Bradbury: "Jesus Loves Me"; "He Leadeth Me"; "Just as I Am, Without One Plea"; "My Hope Is Built on Nothing Less"; "Savior, Like a Shepherd Lead Us".

I suspect most of you are humming one of those songs right now. There are very few composers in the hymnal who can claim as many songs as good as those. Furthermore, those lists comprise a fairly wide variety of styles, especially Bradbury's. And while the composers didn't necessarily write or even select the texts for their songs, their compositions were paired with lyrics that cover many different aspects of faith and worship. I think that also speaks to a large breadth of style.

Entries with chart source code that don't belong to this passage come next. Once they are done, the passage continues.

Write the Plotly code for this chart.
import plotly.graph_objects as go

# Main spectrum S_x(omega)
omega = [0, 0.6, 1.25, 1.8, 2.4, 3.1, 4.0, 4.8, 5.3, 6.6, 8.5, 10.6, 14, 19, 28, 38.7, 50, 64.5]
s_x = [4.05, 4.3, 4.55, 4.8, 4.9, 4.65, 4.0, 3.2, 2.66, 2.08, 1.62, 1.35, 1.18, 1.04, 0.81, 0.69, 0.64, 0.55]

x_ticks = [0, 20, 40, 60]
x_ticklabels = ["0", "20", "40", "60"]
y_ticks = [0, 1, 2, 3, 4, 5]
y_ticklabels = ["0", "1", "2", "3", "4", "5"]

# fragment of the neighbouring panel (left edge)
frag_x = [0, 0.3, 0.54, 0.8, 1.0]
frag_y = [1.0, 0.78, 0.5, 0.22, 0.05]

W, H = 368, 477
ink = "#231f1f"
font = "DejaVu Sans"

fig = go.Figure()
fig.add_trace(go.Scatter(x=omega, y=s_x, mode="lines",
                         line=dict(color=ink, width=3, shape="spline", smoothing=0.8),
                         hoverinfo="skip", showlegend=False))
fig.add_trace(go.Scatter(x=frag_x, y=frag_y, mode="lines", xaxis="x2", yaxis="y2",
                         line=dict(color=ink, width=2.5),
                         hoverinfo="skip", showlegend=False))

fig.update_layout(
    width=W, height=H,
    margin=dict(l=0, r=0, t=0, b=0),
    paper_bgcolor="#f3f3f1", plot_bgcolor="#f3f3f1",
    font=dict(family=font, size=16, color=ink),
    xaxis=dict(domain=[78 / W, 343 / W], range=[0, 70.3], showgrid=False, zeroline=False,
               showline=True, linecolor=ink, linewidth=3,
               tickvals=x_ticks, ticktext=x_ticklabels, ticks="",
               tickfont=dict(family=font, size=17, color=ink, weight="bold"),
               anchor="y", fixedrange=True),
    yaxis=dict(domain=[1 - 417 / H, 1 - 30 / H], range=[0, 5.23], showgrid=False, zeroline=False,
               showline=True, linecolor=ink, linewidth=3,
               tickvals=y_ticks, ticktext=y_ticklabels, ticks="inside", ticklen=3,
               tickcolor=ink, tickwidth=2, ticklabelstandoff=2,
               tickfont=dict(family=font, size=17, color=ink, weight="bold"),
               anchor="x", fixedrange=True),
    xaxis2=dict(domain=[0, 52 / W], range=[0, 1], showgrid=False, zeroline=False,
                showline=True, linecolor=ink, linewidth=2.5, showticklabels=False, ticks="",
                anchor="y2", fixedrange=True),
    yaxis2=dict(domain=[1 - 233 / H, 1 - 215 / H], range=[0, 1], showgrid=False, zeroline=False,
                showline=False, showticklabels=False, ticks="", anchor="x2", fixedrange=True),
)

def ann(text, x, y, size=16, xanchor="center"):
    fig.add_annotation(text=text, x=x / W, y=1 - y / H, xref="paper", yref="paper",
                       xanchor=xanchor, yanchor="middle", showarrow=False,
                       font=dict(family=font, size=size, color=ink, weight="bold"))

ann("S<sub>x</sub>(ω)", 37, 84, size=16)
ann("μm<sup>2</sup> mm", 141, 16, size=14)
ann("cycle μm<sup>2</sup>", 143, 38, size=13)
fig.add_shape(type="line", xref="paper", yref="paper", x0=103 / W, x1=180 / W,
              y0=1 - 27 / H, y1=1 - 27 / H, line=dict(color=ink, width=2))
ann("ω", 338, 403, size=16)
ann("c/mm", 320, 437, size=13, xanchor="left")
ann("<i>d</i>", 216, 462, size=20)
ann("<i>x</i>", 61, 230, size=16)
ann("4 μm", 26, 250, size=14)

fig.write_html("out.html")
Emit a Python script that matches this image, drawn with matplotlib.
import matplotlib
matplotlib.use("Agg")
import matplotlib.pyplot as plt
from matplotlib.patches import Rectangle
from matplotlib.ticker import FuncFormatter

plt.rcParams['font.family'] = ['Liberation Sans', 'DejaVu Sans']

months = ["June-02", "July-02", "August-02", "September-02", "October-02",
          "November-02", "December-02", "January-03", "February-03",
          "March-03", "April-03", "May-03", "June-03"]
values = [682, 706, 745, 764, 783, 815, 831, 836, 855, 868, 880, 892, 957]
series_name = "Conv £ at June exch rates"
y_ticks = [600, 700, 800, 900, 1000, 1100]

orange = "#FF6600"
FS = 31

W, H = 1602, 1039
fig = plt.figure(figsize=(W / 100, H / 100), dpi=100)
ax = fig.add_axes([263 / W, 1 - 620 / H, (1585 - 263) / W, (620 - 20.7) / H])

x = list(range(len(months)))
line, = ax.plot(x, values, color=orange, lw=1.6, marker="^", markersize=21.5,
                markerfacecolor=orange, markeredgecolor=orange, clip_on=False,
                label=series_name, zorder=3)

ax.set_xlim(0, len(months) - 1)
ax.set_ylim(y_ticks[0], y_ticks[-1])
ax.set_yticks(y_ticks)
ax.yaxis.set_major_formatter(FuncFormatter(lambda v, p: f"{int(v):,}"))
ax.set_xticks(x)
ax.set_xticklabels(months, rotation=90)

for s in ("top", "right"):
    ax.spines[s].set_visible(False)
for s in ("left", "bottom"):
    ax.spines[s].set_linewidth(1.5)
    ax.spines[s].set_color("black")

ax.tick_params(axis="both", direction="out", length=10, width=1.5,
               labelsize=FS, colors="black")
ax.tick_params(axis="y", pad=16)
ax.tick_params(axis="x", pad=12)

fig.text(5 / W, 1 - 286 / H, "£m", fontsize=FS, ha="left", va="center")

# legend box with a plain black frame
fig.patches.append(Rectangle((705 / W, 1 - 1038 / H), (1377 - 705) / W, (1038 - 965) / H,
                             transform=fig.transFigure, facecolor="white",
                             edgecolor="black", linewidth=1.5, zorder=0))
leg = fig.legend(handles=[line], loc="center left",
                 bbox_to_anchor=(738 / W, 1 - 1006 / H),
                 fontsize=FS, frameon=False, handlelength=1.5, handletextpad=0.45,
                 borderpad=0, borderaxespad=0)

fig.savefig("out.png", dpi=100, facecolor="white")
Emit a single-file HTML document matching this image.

I really want to draw your attention to another interesting thing about these two composers' songs. In a recent post, Joyce Borger highlighted the modish practice of reviving old hymns, either by simply using guitars and drums, or by adding new refrains and bridges. I like this idea, mostly, and it can be a simple way to use songs that worshipers from all generations can enjoy. Some people wonder where to find good hymns for revitalization. The key is finding songs with rolling, singable melodies, especially ones that sound good with strong percussion. It seems Mason and Bradbury have already been discovered. Take a look (I'm not including any YouTube links, but you can easily find them):

  • "When I Survey the Wondrous Cross" ("The Wonderful Cross") - Chris Tomlin
  • "Oh, for a Thousand Tongues to Sing" - David Crowder
  • "My Hope Is Built on Nothing Less" ("Cornerstone") - Hillsong

Additionally, in our own church we have led "Savior, Like a Shepherd Lead Us" with guitars and drums. It sounds great, and several people didn't even realize it was an old hymn. If you look through a more complete list of their songs, you'll find that Mason and Bradbury songs are still being sung and recorded with regularity, "Joy to the World" and "Jesus Loves Me" notwithstanding. These two composers have a lot of songs that show tremendous enduring appeal.

So if you want to get in on the revival of old hymns, try finding some of the ones that have already been done. Then find other songs by the original composers. They may have written other tunes that work great with modern praise styles. And, as Joyce pointed out, there might be someone in your congregation who can add a new bridge or refrain. Before you know it, your church will have a beloved song that got new life in their very midsts. Even if you don't love Mason and Bradbury as much as I do, try looking up who wrote your favorite hymns (or modern praise songs, for that matter). You might find other songs to add to your list of favorites.